**Exercise instructions:** Extract every line of the material that holds the string "this".

**Source material:**

>> START

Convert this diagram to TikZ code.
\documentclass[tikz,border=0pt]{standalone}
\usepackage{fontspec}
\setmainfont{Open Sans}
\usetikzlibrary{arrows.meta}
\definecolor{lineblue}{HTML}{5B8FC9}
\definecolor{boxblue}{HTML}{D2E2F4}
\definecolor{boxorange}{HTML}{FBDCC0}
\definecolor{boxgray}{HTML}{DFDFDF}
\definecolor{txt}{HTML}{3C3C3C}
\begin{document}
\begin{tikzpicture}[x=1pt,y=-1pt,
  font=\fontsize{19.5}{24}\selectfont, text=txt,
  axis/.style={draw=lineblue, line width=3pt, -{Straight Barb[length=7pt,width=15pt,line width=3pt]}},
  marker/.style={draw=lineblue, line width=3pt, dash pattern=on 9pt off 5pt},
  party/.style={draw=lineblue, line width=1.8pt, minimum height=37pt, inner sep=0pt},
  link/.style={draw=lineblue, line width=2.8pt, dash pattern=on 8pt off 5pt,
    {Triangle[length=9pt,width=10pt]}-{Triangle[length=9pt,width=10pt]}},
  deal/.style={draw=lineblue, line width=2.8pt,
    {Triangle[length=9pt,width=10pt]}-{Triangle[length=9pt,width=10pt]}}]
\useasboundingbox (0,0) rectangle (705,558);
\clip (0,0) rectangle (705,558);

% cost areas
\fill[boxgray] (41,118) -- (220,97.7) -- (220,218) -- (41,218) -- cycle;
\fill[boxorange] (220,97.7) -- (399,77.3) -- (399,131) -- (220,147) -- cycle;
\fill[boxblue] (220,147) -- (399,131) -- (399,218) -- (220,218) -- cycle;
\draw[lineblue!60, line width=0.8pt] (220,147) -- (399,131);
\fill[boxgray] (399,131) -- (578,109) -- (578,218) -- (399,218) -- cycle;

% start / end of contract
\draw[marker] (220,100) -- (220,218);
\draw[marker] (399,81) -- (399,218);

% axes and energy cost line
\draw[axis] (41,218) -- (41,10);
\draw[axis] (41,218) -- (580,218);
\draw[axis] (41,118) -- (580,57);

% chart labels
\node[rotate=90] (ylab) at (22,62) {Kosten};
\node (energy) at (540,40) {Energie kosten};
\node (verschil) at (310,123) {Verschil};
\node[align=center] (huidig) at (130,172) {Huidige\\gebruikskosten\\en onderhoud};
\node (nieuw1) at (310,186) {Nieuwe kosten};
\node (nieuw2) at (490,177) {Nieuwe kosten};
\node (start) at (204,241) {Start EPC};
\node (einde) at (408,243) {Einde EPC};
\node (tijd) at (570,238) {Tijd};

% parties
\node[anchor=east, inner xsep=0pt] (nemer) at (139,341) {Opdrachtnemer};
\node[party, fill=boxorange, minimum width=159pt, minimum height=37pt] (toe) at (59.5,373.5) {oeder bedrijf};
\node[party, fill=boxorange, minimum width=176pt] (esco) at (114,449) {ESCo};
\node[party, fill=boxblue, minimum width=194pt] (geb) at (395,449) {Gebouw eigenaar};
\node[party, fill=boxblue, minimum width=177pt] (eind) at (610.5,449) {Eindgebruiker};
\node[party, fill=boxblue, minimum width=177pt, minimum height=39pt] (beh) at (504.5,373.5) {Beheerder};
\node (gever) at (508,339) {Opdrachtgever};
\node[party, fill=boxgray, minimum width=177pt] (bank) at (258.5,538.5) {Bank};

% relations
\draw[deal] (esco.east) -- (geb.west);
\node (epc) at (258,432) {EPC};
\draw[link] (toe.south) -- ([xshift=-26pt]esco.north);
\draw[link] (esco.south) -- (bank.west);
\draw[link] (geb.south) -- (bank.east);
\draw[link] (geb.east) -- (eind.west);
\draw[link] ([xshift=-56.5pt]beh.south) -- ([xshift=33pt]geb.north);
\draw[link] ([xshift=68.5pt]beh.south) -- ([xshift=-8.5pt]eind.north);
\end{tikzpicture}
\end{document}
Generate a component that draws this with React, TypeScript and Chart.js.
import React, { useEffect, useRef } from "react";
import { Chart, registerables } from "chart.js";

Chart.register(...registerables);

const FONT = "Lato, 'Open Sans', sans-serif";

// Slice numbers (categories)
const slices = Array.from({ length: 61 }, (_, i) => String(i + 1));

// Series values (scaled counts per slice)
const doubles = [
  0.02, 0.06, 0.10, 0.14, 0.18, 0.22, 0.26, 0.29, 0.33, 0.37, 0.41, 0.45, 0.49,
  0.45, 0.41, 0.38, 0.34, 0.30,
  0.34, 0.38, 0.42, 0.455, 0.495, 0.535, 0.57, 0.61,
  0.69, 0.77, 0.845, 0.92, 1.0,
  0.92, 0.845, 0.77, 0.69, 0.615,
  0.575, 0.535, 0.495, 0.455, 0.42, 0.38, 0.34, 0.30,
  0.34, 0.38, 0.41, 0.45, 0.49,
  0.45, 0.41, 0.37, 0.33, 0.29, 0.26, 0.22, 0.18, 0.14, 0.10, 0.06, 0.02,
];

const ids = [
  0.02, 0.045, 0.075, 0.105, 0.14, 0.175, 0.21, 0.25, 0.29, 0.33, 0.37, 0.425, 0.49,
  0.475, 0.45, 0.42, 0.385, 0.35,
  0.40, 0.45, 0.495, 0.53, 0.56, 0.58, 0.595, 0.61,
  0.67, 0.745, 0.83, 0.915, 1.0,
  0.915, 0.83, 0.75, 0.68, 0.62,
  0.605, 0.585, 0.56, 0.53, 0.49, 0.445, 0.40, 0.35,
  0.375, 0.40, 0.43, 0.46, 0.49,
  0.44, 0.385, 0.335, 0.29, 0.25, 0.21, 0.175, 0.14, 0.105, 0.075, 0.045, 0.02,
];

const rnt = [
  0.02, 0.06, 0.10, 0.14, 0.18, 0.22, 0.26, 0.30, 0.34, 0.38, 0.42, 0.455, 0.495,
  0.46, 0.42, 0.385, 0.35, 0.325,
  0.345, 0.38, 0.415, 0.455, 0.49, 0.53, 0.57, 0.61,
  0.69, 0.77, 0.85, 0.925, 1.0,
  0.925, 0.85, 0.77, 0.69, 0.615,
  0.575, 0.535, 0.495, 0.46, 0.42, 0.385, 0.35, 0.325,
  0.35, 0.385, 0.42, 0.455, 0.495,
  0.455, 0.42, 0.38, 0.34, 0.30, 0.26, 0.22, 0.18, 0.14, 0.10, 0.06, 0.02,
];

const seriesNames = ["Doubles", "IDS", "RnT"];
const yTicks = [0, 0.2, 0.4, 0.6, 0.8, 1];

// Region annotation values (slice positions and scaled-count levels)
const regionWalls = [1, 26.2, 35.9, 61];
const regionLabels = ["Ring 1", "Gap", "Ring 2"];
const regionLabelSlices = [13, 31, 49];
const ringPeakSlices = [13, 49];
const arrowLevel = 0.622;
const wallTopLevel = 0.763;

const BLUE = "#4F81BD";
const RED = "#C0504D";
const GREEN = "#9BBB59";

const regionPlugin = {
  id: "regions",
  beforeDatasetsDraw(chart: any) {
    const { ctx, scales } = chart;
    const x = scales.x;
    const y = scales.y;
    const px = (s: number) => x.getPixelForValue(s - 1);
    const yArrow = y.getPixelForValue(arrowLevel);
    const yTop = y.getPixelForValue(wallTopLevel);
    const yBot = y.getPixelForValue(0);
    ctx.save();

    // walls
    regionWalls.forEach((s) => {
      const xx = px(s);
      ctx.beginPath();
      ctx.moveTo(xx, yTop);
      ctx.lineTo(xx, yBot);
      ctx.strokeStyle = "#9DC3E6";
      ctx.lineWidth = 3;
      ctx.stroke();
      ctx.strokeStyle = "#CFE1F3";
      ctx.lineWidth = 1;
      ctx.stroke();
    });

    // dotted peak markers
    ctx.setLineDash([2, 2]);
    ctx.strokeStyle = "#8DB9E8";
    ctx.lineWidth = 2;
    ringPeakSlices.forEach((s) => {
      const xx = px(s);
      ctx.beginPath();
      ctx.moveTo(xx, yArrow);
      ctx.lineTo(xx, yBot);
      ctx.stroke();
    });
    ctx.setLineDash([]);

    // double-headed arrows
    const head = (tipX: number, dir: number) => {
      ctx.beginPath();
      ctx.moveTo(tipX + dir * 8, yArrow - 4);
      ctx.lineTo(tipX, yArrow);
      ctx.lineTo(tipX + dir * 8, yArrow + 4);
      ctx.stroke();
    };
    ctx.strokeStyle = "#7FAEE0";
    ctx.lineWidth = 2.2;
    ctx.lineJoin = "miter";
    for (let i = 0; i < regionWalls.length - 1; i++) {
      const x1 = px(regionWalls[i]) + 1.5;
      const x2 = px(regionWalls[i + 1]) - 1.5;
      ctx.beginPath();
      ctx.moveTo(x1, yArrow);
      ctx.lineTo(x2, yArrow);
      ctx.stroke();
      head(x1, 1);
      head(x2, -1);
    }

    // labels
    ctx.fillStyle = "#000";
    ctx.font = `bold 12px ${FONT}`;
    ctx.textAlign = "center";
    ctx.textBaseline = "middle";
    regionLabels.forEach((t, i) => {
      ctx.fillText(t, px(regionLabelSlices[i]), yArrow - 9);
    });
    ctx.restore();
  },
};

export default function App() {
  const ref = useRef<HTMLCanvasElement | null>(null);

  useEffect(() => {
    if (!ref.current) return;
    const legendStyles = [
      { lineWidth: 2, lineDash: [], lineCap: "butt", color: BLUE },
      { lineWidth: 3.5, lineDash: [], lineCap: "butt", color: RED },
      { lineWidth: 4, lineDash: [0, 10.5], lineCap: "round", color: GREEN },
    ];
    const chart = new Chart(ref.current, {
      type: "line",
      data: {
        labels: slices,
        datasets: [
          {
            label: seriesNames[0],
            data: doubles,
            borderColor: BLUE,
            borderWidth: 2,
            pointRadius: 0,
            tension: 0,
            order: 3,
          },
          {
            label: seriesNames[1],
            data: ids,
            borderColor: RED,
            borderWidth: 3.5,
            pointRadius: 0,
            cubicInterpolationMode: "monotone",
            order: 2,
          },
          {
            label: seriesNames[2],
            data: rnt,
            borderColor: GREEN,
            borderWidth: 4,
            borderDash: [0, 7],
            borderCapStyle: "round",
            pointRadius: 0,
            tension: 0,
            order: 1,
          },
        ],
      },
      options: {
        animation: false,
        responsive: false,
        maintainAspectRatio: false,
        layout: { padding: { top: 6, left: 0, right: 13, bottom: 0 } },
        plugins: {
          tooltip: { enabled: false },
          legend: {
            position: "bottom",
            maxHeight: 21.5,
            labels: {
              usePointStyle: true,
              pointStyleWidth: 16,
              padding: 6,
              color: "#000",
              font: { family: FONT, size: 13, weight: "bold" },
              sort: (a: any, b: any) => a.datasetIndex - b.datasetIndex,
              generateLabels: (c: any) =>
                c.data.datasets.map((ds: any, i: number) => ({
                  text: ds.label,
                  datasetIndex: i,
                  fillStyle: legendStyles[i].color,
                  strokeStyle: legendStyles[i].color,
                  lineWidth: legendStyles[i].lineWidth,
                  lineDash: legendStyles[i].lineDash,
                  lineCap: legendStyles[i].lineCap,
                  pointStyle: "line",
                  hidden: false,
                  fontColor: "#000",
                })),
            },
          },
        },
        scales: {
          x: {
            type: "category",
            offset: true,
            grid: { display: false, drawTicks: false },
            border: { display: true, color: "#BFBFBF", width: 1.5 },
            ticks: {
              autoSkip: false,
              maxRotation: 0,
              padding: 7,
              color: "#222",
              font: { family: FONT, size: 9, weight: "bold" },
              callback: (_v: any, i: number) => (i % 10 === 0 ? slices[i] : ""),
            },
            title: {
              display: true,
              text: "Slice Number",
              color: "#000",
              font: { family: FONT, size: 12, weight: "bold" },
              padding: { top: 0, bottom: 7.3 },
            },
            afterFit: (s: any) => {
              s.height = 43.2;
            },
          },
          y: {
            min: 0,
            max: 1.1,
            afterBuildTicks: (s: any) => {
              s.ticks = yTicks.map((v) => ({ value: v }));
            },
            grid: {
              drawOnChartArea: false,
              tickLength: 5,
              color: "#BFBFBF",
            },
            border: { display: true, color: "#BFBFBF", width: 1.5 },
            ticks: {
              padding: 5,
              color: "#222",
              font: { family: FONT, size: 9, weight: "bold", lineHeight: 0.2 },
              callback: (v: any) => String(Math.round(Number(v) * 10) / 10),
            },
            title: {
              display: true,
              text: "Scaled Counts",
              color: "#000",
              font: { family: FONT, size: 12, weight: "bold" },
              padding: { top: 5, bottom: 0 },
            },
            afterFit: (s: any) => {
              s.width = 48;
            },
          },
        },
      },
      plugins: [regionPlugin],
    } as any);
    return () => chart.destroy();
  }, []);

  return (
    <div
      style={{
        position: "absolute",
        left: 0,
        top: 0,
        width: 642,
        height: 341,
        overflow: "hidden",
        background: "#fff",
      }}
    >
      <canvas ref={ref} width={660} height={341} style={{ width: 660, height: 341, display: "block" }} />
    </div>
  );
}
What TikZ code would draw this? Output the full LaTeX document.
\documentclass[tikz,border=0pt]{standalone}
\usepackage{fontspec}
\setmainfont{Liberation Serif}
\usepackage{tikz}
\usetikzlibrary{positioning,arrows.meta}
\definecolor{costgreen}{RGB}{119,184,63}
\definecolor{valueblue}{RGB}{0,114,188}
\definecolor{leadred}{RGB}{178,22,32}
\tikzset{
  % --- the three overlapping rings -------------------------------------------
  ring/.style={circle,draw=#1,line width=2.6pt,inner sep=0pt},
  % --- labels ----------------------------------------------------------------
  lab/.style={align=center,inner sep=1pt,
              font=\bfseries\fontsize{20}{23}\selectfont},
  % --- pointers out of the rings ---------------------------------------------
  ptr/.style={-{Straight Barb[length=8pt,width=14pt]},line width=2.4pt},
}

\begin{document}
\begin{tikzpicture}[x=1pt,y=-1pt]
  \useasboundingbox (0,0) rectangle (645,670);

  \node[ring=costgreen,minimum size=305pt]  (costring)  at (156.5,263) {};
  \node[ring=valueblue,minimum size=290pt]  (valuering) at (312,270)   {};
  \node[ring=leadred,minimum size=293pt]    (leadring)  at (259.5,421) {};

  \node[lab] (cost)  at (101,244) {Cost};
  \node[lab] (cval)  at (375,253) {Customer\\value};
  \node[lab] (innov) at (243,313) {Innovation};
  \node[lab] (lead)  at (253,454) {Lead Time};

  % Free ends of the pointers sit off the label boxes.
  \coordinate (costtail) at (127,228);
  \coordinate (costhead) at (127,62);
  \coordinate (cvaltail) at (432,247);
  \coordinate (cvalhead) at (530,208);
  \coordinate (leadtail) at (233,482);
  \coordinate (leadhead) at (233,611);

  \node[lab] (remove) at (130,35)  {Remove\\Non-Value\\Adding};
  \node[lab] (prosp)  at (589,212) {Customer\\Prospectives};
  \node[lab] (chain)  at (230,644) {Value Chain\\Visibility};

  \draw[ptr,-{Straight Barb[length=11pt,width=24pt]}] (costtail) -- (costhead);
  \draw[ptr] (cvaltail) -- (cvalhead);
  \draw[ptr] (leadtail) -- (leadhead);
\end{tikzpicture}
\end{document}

>> END

**Correct output:**
Convert this diagram to TikZ code.
Generate a component that draws this with React, TypeScript and Chart.js.
What TikZ code would draw this? Output the full LaTeX document.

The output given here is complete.